In summary, the Department stated that the Property Management Branch and Civilian Employees Branch were searched for records within the scope of the applicant's request. It stated that these searches were performed both manually and electronically, using the names and locations which the applicant provided. It stated that all original licences, leases, agreements and deeds held by the Property Management Branch in its strongroom relating to the location specified by the applicant were searched. It also stated that locations in which records relating to other areas of the country are held were manually searched for records, in order to counteract the possibility that the records sought by the applicant had been misfiled. The Department stated that this search included files which would include the incorrect addresses which were recorded on certain of the records released to the applicant. The Department located and released to the applicant 36 records which it located in the course of its searches of these locations.

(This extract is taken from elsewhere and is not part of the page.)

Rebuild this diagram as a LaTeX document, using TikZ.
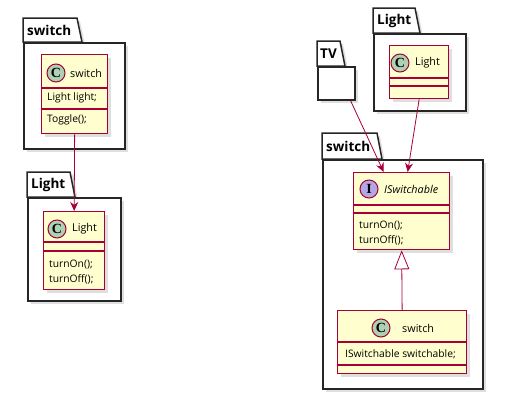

The Department also stated that the Kardex system (which holds pre-2000 records relating to civilian employees) utilised by the Civilian Employee Branch was consulted for records within the scope of the applicant's request. It also performed searches of it's Central File Registry for records within the scope of the applicant's request.

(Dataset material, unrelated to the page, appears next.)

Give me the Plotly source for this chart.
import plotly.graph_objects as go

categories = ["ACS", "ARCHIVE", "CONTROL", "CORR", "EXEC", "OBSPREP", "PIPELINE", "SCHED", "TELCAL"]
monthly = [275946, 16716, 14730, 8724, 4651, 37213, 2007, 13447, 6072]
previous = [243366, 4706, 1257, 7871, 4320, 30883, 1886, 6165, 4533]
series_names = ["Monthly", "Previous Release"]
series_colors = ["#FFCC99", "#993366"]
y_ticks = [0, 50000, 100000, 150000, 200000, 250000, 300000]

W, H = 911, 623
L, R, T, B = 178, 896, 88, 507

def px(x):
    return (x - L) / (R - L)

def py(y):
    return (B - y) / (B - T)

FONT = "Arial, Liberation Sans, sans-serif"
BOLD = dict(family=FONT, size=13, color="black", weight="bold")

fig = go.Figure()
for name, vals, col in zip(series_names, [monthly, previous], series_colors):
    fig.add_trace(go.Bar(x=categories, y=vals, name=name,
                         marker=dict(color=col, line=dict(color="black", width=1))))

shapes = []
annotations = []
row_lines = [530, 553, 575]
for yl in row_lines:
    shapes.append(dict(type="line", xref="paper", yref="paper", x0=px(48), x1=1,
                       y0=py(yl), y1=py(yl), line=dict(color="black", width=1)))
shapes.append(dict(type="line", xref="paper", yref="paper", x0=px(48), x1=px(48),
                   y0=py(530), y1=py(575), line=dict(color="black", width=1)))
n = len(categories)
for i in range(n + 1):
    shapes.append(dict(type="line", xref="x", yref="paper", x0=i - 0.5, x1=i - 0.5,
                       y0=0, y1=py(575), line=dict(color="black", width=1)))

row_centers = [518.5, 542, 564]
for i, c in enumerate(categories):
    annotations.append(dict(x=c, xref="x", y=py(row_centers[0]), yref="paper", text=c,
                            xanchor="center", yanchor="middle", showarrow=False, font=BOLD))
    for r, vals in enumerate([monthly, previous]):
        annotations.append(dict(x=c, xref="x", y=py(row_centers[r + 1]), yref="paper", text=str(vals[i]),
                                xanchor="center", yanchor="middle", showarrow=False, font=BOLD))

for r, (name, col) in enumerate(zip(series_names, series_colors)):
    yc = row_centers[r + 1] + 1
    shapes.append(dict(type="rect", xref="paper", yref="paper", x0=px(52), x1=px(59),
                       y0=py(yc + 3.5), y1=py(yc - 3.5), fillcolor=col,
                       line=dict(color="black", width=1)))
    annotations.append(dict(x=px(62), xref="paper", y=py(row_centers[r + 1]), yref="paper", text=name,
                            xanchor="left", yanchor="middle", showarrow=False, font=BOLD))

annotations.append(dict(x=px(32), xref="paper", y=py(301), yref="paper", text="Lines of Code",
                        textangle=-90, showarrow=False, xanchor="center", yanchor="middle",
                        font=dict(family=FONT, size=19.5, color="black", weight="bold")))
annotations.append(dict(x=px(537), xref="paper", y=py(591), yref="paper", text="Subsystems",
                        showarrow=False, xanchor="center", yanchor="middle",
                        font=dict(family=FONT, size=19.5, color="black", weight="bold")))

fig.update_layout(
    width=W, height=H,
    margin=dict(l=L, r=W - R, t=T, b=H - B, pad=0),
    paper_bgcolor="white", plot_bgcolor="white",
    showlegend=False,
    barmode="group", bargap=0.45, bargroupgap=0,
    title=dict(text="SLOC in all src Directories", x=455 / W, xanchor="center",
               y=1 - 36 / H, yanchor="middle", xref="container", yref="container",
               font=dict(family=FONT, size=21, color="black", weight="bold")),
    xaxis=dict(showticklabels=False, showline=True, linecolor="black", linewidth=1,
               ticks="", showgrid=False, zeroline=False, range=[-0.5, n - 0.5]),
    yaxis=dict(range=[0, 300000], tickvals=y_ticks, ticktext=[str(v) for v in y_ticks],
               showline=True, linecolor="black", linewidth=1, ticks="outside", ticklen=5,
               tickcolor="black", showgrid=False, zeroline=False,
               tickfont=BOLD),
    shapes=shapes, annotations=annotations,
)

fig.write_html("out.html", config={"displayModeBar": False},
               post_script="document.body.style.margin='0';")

With respect to the the applicant's concern as to the absence of records from before 1949, the Department stated that it has not located any records within the scope of the applicant's request within this time period, although other records, not relevant to the applicant's request, from this time period exist. It stated that it believes the records sought have been destroyed, due to the time period involved and the searches which have been performed for the records, but that it does not possess records which can conclusively demonstrate this. The Department also stated that although it performed searches for records dating up to the day on which the applicant's request was received, no records created after 2003 were located. I have no reason to doubt the Department's submissions on these points.

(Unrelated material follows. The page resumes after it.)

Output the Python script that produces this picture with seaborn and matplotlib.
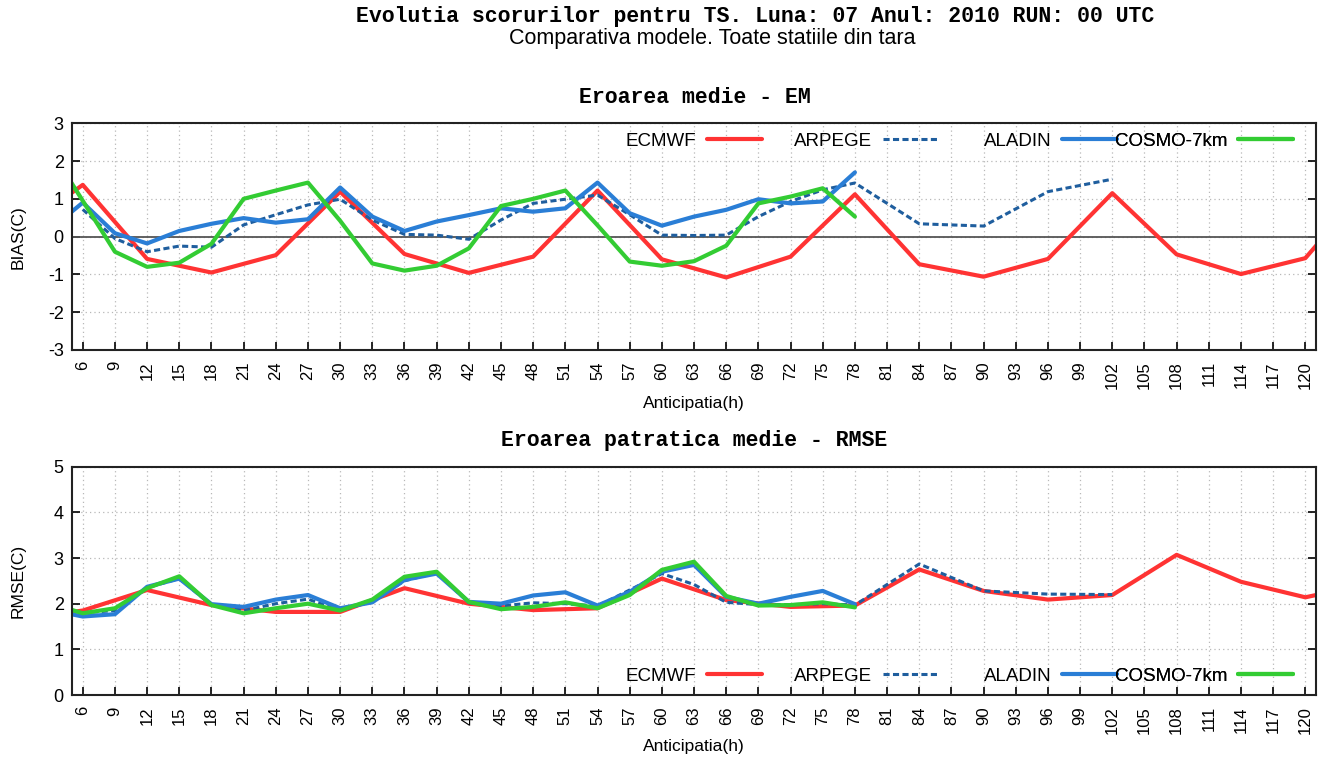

Having considered the submissions of both parties and the steps taken by the Department to locate records, I am satisfied that the Department has taken all reasonable steps to locate records within the scope of the applicant's request. While the FOI Act provides for a right of access to extant records held by FOI bodies, it does not provide for a right of access to records that a request considers ought to exist even if it is acknowledged that such a record ought to exist. I find, therefore, that the Department was justified in its decision to refuse the applicant's request for further records relating to his property and his relatives under section 15(1)(a) of the FOI Act on the ground that the records sought do not exist or cannot be found after all reasonable steps to ascertain their whereabouts have been taken.
Having carried out a review under section 22(2) of the FOI Act, I hereby affirm the decision of the Department to refuse the applicant's request for further records on the basis that the records do not exist or cannot be found after all reasonable steps to ascertain there whereabouts have been taken.
Section 24 of the FOI Act sets out detailed provisions for an appeal to the High Court by a party to a review, or any other person affected by the decision. In summary, such an appeal, normally on a point of law, must be initiated not later than four weeks after notice of the decision was given to the person bringing the appeal.